While Abduction is certainly aiming higher than both the hopelessly sanitized nonsense of Alex Cross, and the pre-pubescent antics of Agent Cody Banks, it’s clear from the clean-cut, bloodless nature of the violence that this is strictly PG-13 fare. But kids these days want ass-kicking action and second base, not pensive brooding from a couple of glorified gap models and a snatched snog in a train car (the scene cut short for the sake of certificate in a manner that would embarrass the writers of Glee). Instead director John Singleton, who has a proven track record of taking dangerous young men and finding a way to make their turmoil compelling (Boyz n the Hood, Higher Learning), shackles us to a character he hasn’t bothered to develop. Viewers, particularly the younger ones, are likely to spend an inordinate amount of time wondering when, if ever, something will happen beyond the picture drowning itself in deeply angsty daddy issues.
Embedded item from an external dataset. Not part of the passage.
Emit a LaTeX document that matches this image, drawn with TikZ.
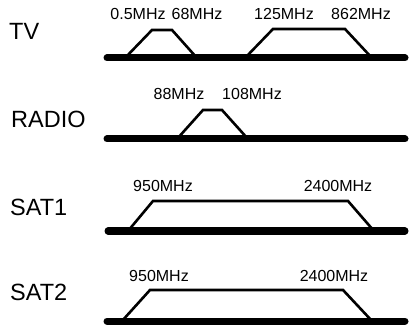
\documentclass[tikz,border=0pt]{standalone}
\usepackage{fontspec}
\setmainfont{Liberation Sans}
\begin{document}
\begin{tikzpicture}[x=1pt,y=-1pt,
  bar/.style={line width=7pt,line cap=round},
  band/.style={line width=2.6pt,line join=miter},
  freq/.style={font=\fontsize{16}{16}\selectfont,inner sep=0pt,anchor=base},
  title/.style={font=\fontsize{23.5}{24}\selectfont,inner sep=0pt,anchor=base west}]
\useasboundingbox (0,0) rectangle (410,326);
% TV
\node[title] (tv) at (9,40) {TV};
\coordinate (tvL) at (107,58); \coordinate (tvR) at (405,58);
\draw[band] (125,58) -- (152,30) -- (172,30) -- (197,58);
\draw[band] (245,58) -- (273,29) -- (345,29) -- (372,58);
\draw[bar] (tvL) -- (tvR);
\node[freq] (f1) at (138,20) {0.5MHz};
\node[freq] (f2) at (197,20) {68MHz};
\node[freq] (f3) at (284,20) {125MHz};
\node[freq] (f4) at (361,20) {862MHz};
% RADIO
\node[title] (radio) at (11,128) {RADIO};
\coordinate (raL) at (107,139); \coordinate (raR) at (405,139);
\draw[band] (177,139) -- (203,110) -- (222,110) -- (248,139);
\draw[bar] (raL) -- (raR);
\node[freq] (f5) at (179,100) {88MHz};
\node[freq] (f6) at (252,100) {108MHz};
% SAT1
\node[title] (sat1) at (10,215) {SAT1};
\coordinate (s1L) at (108,231); \coordinate (s1R) at (405,231);
\draw[band] (128,231) -- (153,201) -- (348,201) -- (374,231);
\draw[bar] (s1L) -- (s1R);
\node[freq] (f7) at (163,192) {950MHz};
\node[freq] (f8) at (338,192) {2400MHz};
% SAT2
\node[title] (sat2) at (10,300) {SAT2};
\coordinate (s2L) at (107,321); \coordinate (s2R) at (405,321);
\draw[band] (122,321) -- (150,290) -- (343,290) -- (372,321);
\draw[bar] (s2L) -- (s2R);
\node[freq] (f9) at (159,281) {950MHz};
\node[freq] (f10) at (334,281) {2400MHz};
\end{tikzpicture}
\end{document}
It’s not a stretch to suggest that Singleton, who hasn’t cashed a director's check since 2005, isn’t inspired by this material in the slightest. In fact, at times it seems as if he’s barely trying, given how shockingly lazy the movie’s own internal logic is. Basically the bad guys can have every single phone, camera, and computer in the United States under surveillance at any given time from the comfort of a hotel room, and are therefore able to just show up whenever the story calls for Nathan and Karen to be imperiled. Given that sort of freedom it’s all the more criminal that Singleton can’t even muster the enthusiasm to execute a basic chase sequence effectively. The unnecessarily complicated backdrop, that will bore and befuddle the movie’s target audience in equal measure, puts Nathan in the midst of a global espionage war where the weapon is “information.” It’s exactly the same idea Sneakers put out there in the early nineties, only that film knew how to be witty, smart, engaging, and above all fun. Here even the parkour seems phoned-in.
Lautner has previously named his idol as Tom Cruise, but while he has the shit-eating grin down to a fine art the rest is sorely lacking. What he does have, of course, are abs you could break concrete over, and the picture manages to hold out for almost an entire three minutes before contriving a reason to have him whip his shirt off. Maybe they should have stuck with that because when the lad is clothed he has precisely two modes of acting; confused and angry, and confused and sorrowful. Tragically there is nothing here in the way of a fawning Kristen Stewart or a pack of CGI werewolves to distract us, and poor Lautner finds himself ultimately surrounded by a grade-A supporting cast (Alfred Molina, Sigourney Weaver, Maria Bello), who one-by-one swallow him whole, a love interest who barely even registers, and a script that leaves him high-and-dry holding something of an empty bag.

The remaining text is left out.